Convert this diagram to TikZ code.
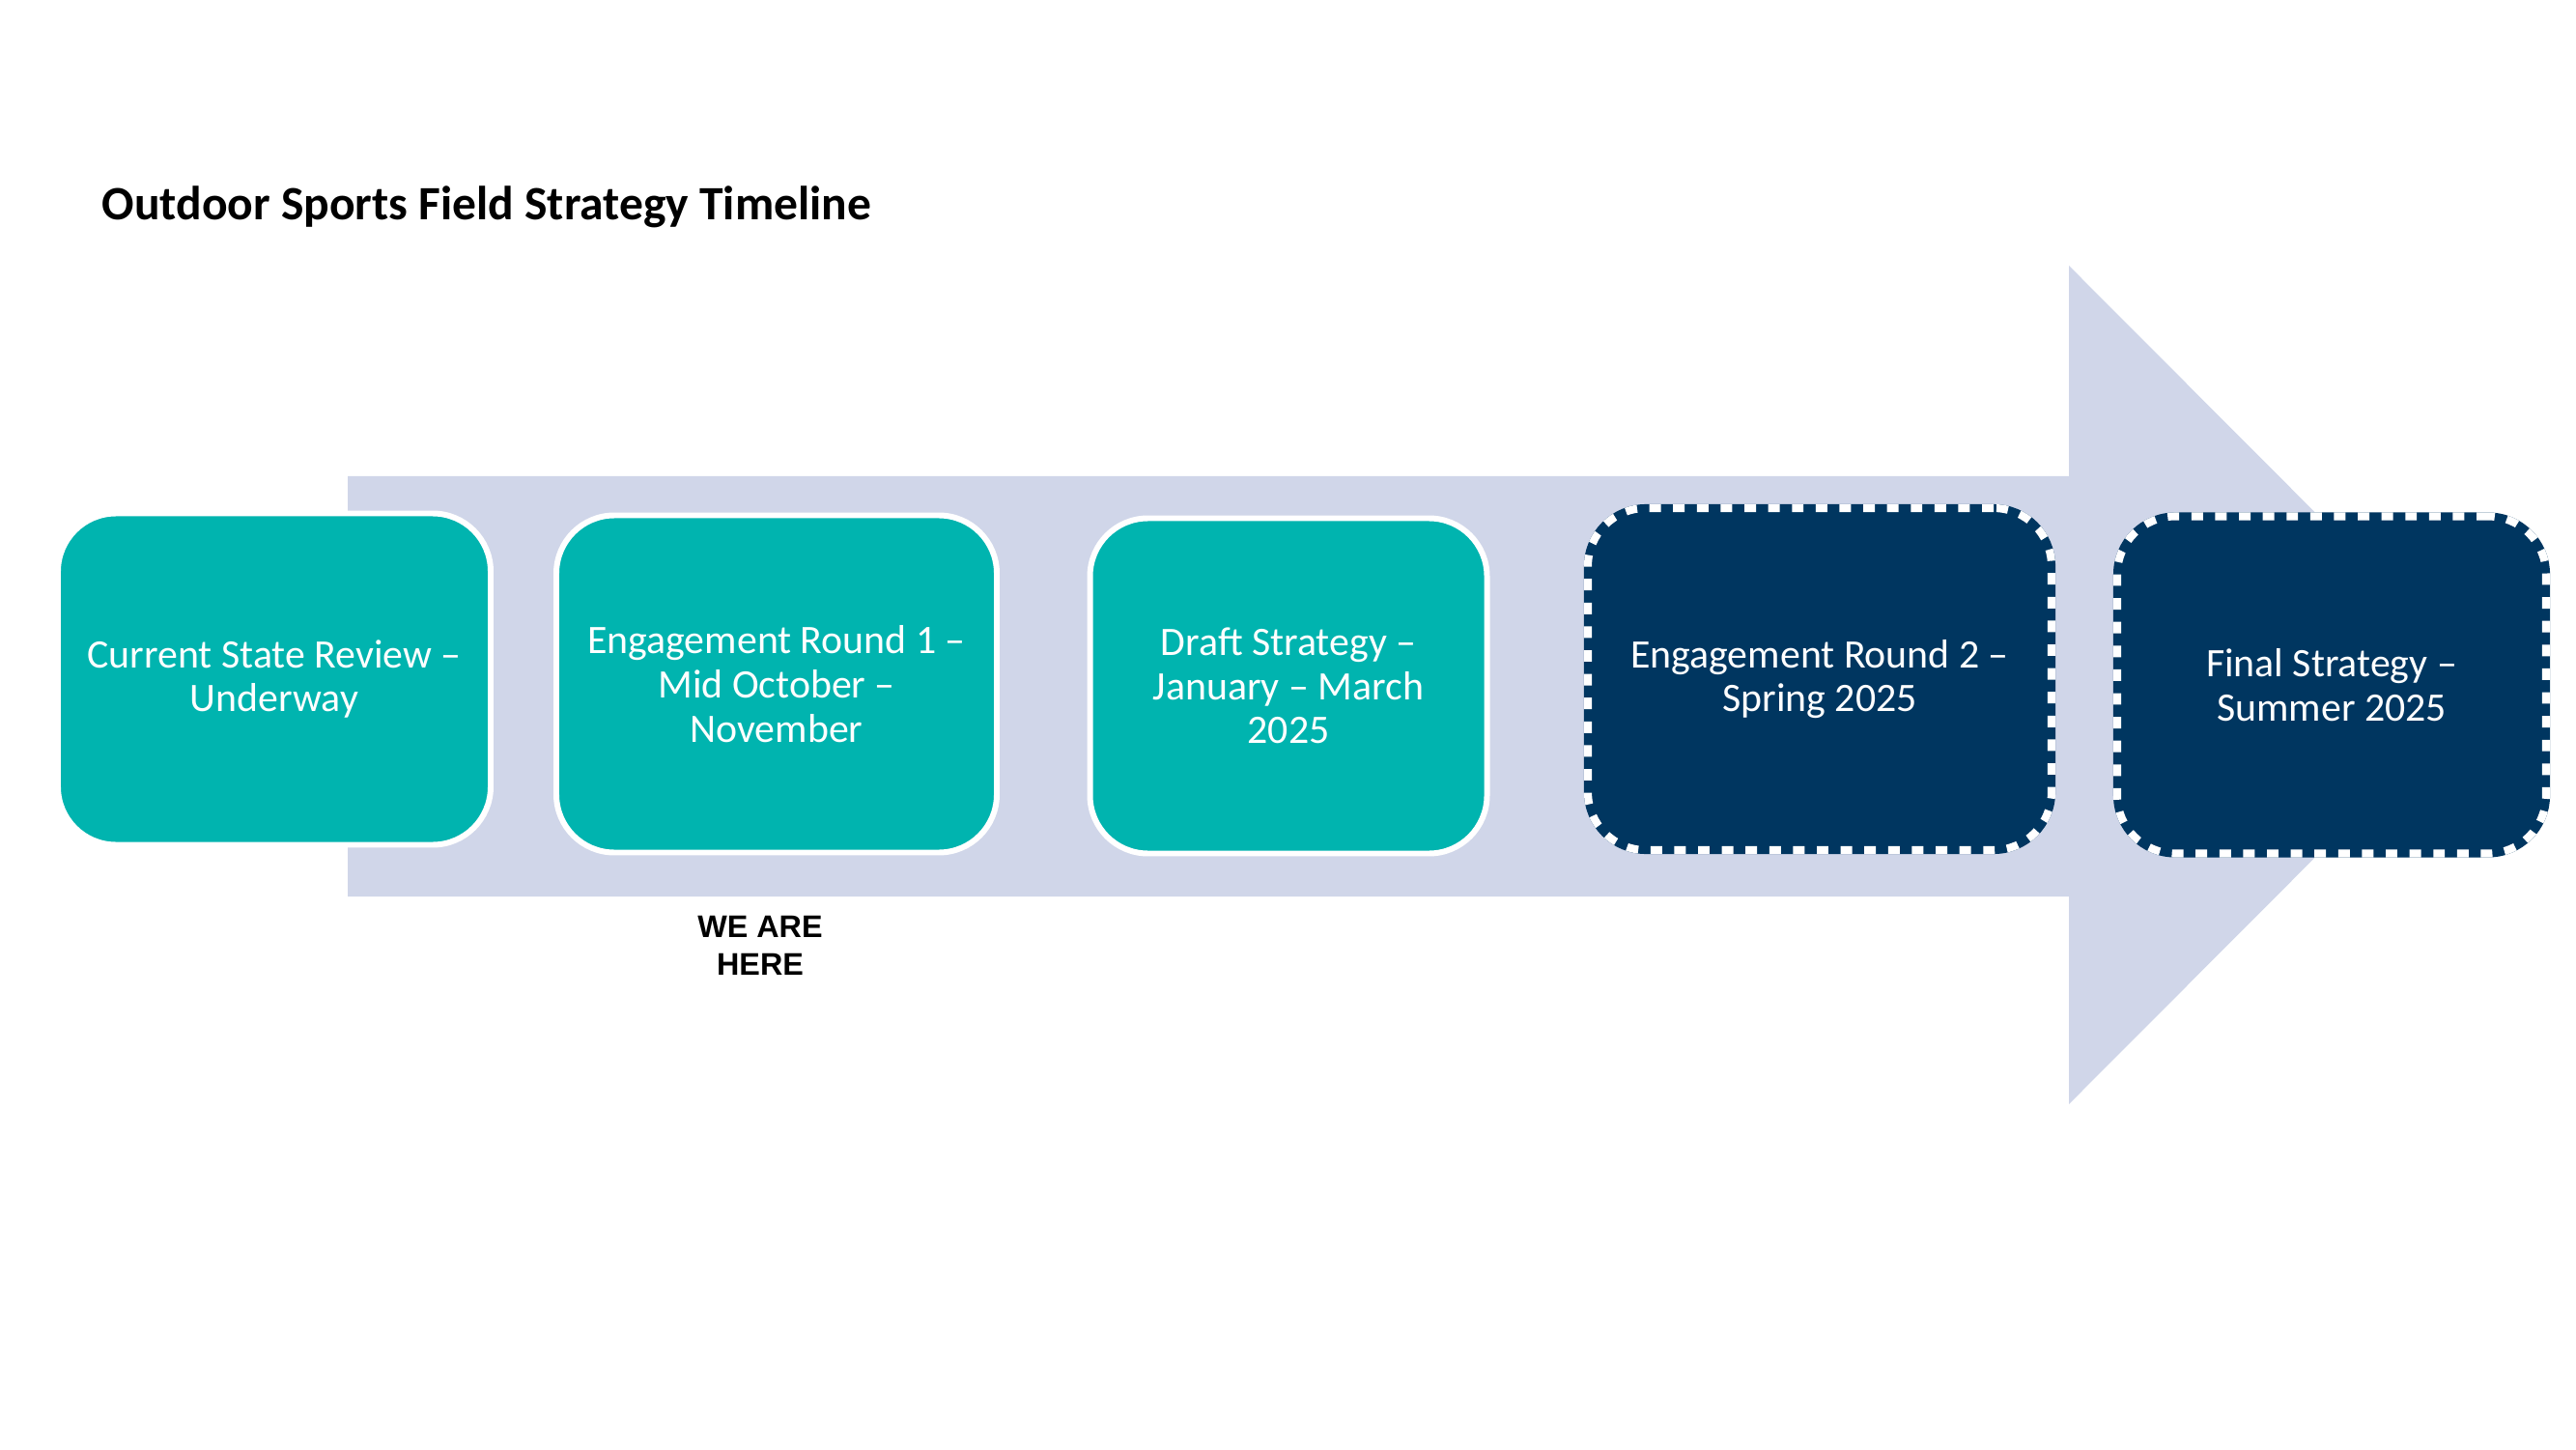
\documentclass[tikz,border=0pt]{standalone}
\usepackage{fontspec}
\setmainfont{Carlito}
\newfontfamily\arialfont{Liberation Sans}
\usepackage{tikz}
\usetikzlibrary{positioning}
\definecolor{tealbox}{RGB}{0,180,175}
\definecolor{navybox}{RGB}{0,54,96}
\definecolor{arrowfill}{RGB}{208,214,233}
\tikzset{
  stage/.style={rectangle,rounded corners=0.6cm,fill=tealbox,draw=white,
    line width=1.7pt,text=white,align=center,inner sep=0pt,
    font=\fontsize{11.9}{13}\selectfont},
  future/.style={stage,fill=navybox,draw=navybox,line width=2.3pt,
    postaction={draw=white,line width=2.3pt,dash pattern=on 3.4pt off 3.6pt}}
}
\begin{document}
\begin{tikzpicture}
\useasboundingbox (0,0) rectangle (26.67,15);

\fill[arrowfill] (3.60,10.07) -- (21.42,10.07) -- (21.42,12.25) -- (25.75,7.91)
  -- (21.42,3.57) -- (21.42,5.72) -- (3.60,5.72) -- cycle; % big arrow

\node[anchor=west,inner sep=0pt,font=\fontsize{14.1}{16}\selectfont\bfseries] (title) at (1.05,12.86) {Outdoor Sports Field Strategy Timeline};

% stages
\node[stage,minimum width=4.48cm,minimum height=3.43cm] (review) at (2.84,7.97) {Current State Review --\\Underway};
\node[stage,minimum width=4.56cm,minimum height=3.49cm] (round1) at (8.04,7.92) {Engagement Round 1 --\\Mid October --\\November};
\node[stage,minimum width=4.11cm,minimum height=3.47cm] (draft) at (13.34,7.90) {Draft Strategy --\\January -- March\\2025};
\node[future,minimum width=4.80cm,minimum height=3.54cm] (round2) at (18.84,7.97) {Engagement Round 2 --\\Spring 2025};
\node[future,minimum width=4.44cm,minimum height=3.49cm] (final) at (24.14,7.91) {Final Strategy --\\Summer 2025};

%label
\node[align=center,font=\arialfont\bfseries\fontsize{9.2}{11.2}\selectfont] (here) at (7.87,5.21) {WE ARE\\HERE};

\end{tikzpicture}
\end{document}
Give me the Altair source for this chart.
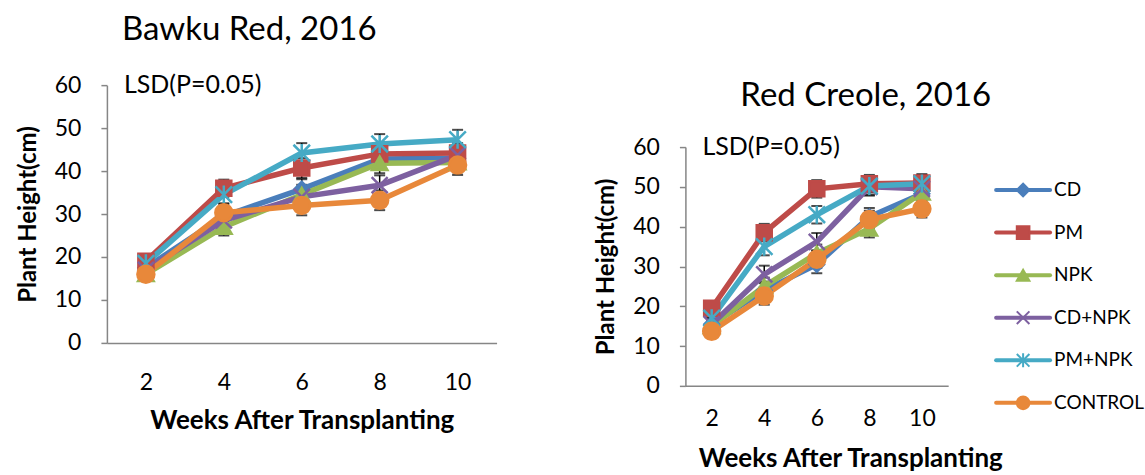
import altair as alt
import pandas as pd

weeks = [2, 4, 6, 8, 10]
series = ["CD", "PM", "NPK", "CD+NPK", "PM+NPK", "CONTROL"]
colors = ["#4A7EBB", "#BE4B48", "#98B954", "#7D60A0", "#46AAC5", "#E8883A"]
X_PATH = "M-1,-1L1,1M-1,1L1,-1"
STAR_PATH = "M-1,-1L1,1M-1,1L1,-1M0,-1.1L0,1.1"
shapes = ["diamond", "square", "triangle-up", X_PATH, STAR_PATH, "circle"]
sizes = [210, 289, 270, 210, 240, 361]
y_ticks = [0, 10, 20, 30, 40, 50, 60]

# Bawku Red, 2016
bawku = {
    "CD":      [17.5, 29.5, 35.8, 42.8, 43.0],
    "PM":      [19.0, 36.0, 40.7, 44.0, 44.2],
    "NPK":     [16.0, 27.0, 34.5, 41.8, 42.0],
    "CD+NPK":  [17.0, 28.5, 34.0, 36.7, 43.7],
    "PM+NPK":  [18.5, 34.5, 44.2, 46.3, 47.3],
    "CONTROL": [16.0, 30.3, 32.0, 33.2, 41.4],
}
bawku_lsd = [1.5, 2.0, 2.3, 2.3, 2.3]

# Red Creole, 2016
creole = {
    "CD":      [15.5, 24.0, 30.5, 42.5, 48.3],
    "PM":      [19.5, 38.5, 49.5, 50.8, 51.0],
    "NPK":     [15.0, 25.0, 33.3, 39.5, 48.5],
    "CD+NPK":  [15.5, 28.0, 36.2, 50.0, 49.5],
    "PM+NPK":  [17.0, 35.0, 43.0, 50.2, 50.8],
    "CONTROL": [13.7, 22.6, 31.8, 41.8, 44.5],
}
creole_lsd = [1.5, 2.2, 2.2, 2.2, 2.2]

FONT = "Lato"
AXIS_GRAY = "#868686"


def to_df(d, lsd):
    rows = []
    for s in series:
        for w, v, e in zip(weeks, d[s], lsd):
            rows.append({"week": w, "series": s, "value": v, "lo": v - e, "hi": v + e})
    return pd.DataFrame(rows)


color_scale = alt.Scale(domain=series, range=colors)
shape_scale = alt.Scale(domain=series, range=shapes)
size_scale = alt.Scale(domain=series, range=sizes)


def panel(d, lsd, title, w, h, title_dx, title_offset, x_label_pad, x_title_pad, title_x=None, legend=False):
    df = to_df(d, lsd)
    xax = dict(title="Weeks After Transplanting", labelAngle=0, ticks=False,
               domainColor=AXIS_GRAY, domainWidth=1.5, labelPadding=x_label_pad,
               titlePadding=x_title_pad, labelFontSize=23, titleFontSize=26,
               titleFontWeight="bold", labelFont=FONT, titleFont=FONT,
               labelColor="black", titleColor="black")
    if title_x is not None:
        xax["titleX"] = title_x
    x = alt.X("week:O", scale=alt.Scale(type="point", padding=0.5), axis=alt.Axis(**xax))
    yaxis = alt.Axis(title="Plant Height(cm)", values=y_ticks,
                     grid=False, domainColor=AXIS_GRAY, domainWidth=1.5,
                     tickColor=AXIS_GRAY, tickSize=6, tickWidth=1.5,
                     labelPadding=20, labelFontSize=23, titleFontSize=24,
                     labelOverlap=False,
                     titleFontWeight="bold", labelFont=FONT, titleFont=FONT,
                     labelColor="black", titleColor="black", titlePadding=14)
    yscale = alt.Scale(domain=[0, 60], nice=False)
    y = alt.Y("value:Q", scale=yscale, axis=yaxis)
    base = alt.Chart(df)
    err = base.mark_rule(color="black", strokeWidth=1.5).encode(
        x=x, y=alt.Y("lo:Q", scale=yscale, axis=yaxis), y2="hi:Q")
    cap_hi = base.mark_tick(color="black", thickness=2, size=11).encode(
        x=x, y=alt.Y("hi:Q", scale=yscale, axis=yaxis))
    cap_lo = base.mark_tick(color="black", thickness=2, size=11).encode(
        x=x, y=alt.Y("lo:Q", scale=yscale, axis=yaxis))
    line = base.mark_line(strokeWidth=5.5).encode(
        x=x, y=y, color=alt.Color("series:N", scale=color_scale, legend=None),
        detail="series:N", order=alt.Order("week:Q"))
    pts = base.mark_point(filled=True, opacity=1, strokeWidth=2.5).encode(
        x=x, y=y,
        fill=alt.Fill("series:N", scale=color_scale, legend=None),
        stroke=alt.Stroke("series:N", scale=color_scale, legend=None),
        shape=alt.Shape("series:N", scale=shape_scale, legend=None),
        size=alt.Size("series:N", scale=size_scale, legend=None))
    lsd_txt = alt.Chart(pd.DataFrame({"t": ["LSD(P=0.05)"]})).mark_text(
        align="left", baseline="middle", fontSize=25, font=FONT, color="black").encode(
        text="t:N", x=alt.value(17), y=alt.datum(60, scale=yscale, axis=yaxis))
    layers = [err, cap_hi, cap_lo, line, pts, lsd_txt]
    ch = alt.layer(*layers)
    if legend:
        ldf = pd.DataFrame({"series": series})
        ly = alt.Y("series:N", scale=alt.Scale(type="point", domain=series, range=[43, 256], padding=0), axis=None)
        lbase = alt.Chart(ldf)
        lline = lbase.mark_rule(strokeWidth=4, strokeCap="round").encode(
            x=alt.value(311), x2=alt.value(365), y=ly,
            color=alt.Color("series:N", scale=color_scale, legend=None))
        lpts = lbase.mark_point(filled=True, opacity=1, strokeWidth=2).encode(
            x=alt.value(338), y=ly,
            fill=alt.Fill("series:N", scale=color_scale, legend=None),
            stroke=alt.Stroke("series:N", scale=color_scale, legend=None),
            shape=alt.Shape("series:N", scale=shape_scale, legend=None),
            size=alt.value(160))
        ltxt = lbase.mark_text(align="left", baseline="middle", fontSize=19, font=FONT, color="black").encode(
            x=alt.value(369), y=ly, text="series:N")
        leg = alt.layer(lline, lpts, ltxt)
        ch = alt.layer(ch, leg).resolve_scale(y="independent")
    return ch.properties(
        width=w, height=h,
        title=alt.TitleParams(title, anchor="start", frame="group", dx=title_dx, offset=title_offset,
                              fontSize=33, font=FONT, fontWeight="normal", color="black"))


left = panel(bawku, bawku_lsd, "Bawku Red, 2016", 390, 258, 15, 26, 29, 13)
right = panel(creole, creole_lsd, "Red Creole, 2016", 263, 239, 55, 22, 22, 15, title_x=165, legend=True)

spacer = alt.Chart(pd.DataFrame({"v": [0]})).mark_point(opacity=0).encode(
    x=alt.value(0), y=alt.value(0)).properties(width=5, height=62)

right_col = alt.vconcat(spacer, right, spacing=0, bounds="flush")

chart = alt.hconcat(left, right_col, spacing=98).properties(
    padding={"left": 16, "top": 14, "right": 0, "bottom": 0}
).configure(font=FONT).configure_view(stroke="transparent", strokeWidth=0)

chart.save("out.html", embed_options={"renderer": "svg", "actions": False})
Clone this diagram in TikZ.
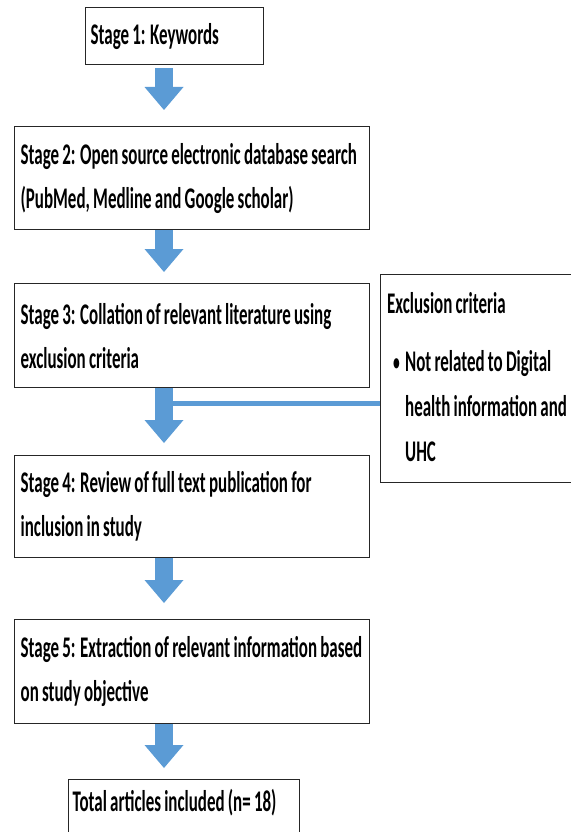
\documentclass[tikz,border=0pt]{standalone}
\usepackage{fontspec}
\setmainfont{Carlito}[FakeStretch=0.565, WordSpace=0.85]
\usepackage{tikz}
\usetikzlibrary{arrows.meta, positioning, calc}
\definecolor{flowblue}{RGB}{91,155,213}

\tikzset{
	stage/.style={draw=black!85, line width=1.3pt, anchor=north west, align=flush left, inner xsep=6pt, inner ysep=0pt, font=\bfseries\fontsize{30}{44}\selectfont},
	extext/.style={inner sep=0pt, anchor=base west, align=left, font=\bfseries\fontsize{30}{45}\selectfont},
	flow/.style={flowblue, line width=18pt, -{Triangle[width=39pt, length=23pt, line width=0pt]}, shorten >=#1},
	flow/.default=12pt,
	exline/.style={flowblue, line width=5pt}
}

\begin{document}
\begin{tikzpicture}[x=1pt, y=-1pt]
	\useasboundingbox (0,0) rectangle (570,832);
	%stages
	\node[stage, text width=168pt, inner xsep=5pt, minimum height=57pt] (s1) at (85,7) {Stage 1: Keywords};
	\node[stage, text width=343pt, minimum height=103pt] (s2) at (14,126) {Stage 2: Open source electronic database search\\(PubMed, Medline and Google scholar)};
	\node[stage, text width=343pt, minimum height=104pt] (s3) at (14,283) {Stage 3: Collation of relevant literature using\\exclusion criteria};
	\node[stage, text width=343pt, minimum height=102pt] (s4) at (14,455) {Stage 4: Review of full text publication for\\inclusion in study};
	\node[stage, text width=343pt, minimum height=104pt] (s5) at (14,619) {Stage 5: Extraction of relevant information based\\on study objective};
	\node[stage, text width=223pt, inner xsep=4pt, minimum height=56pt, text depth=14pt] (total) at (68,779) {Total articles included (n= 18)};
	%exclusion box
	\node[draw=black!85, line width=1.3pt, anchor=north west, minimum width=195pt, minimum height=208pt] (ex) at (380,274) {};
	\node[extext] (exhead) at ($(ex.north west)+(7,39)$) {Exclusion criteria};
	\node[extext, font=\bfseries\fontsize{24}{45}\selectfont] (bullet) at ($(exhead.base west)+(6,57)$) {\textbullet};
	\node[extext] (exitem) at ($(exhead.base west)+(18,148)$) {Not related to Digital\\health information and\\UHC};
	%arrows
	\coordinate (ax) at (164,0);
	\draw[flow=16pt, shorten <=3pt] (s1.south -| ax) -- (s2.north -| ax);
	\draw[flow=11pt] (s2.south -| ax) -- (s3.north -| ax);
	\draw[flow=12pt] (s3.south -| ax) -- (s4.north -| ax);
	\draw[flow=16pt] (s4.south -| ax) -- (s5.north -| ax);
	\draw[flow=11pt] (s5.south -| ax) -- (total.north -| ax);
	%line to exclusion
	\draw[exline] ($(s3.south -| ax)+(0,15)$) coordinate (join) -- (join -| ex.west);
\end{tikzpicture}
\end{document}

- - - - -

WRITTEN PROBLEM: Using the entries above, repeat exactly the lines from the one with "Give me the Altair source for this chart." to the one with "y_ticks = [0, 10, 20, 30, 40, 50, 60]", both included, and leave the pictures behind.

TASK RESULT:
Give me the Altair source for this chart.
import altair as alt
import pandas as pd

weeks = [2, 4, 6, 8, 10]
series = ["CD", "PM", "NPK", "CD+NPK", "PM+NPK", "CONTROL"]
colors = ["#4A7EBB", "#BE4B48", "#98B954", "#7D60A0", "#46AAC5", "#E8883A"]
X_PATH = "M-1,-1L1,1M-1,1L1,-1"
STAR_PATH = "M-1,-1L1,1M-1,1L1,-1M0,-1.1L0,1.1"
shapes = ["diamond", "square", "triangle-up", X_PATH, STAR_PATH, "circle"]
sizes = [210, 289, 270, 210, 240, 361]
y_ticks = [0, 10, 20, 30, 40, 50, 60]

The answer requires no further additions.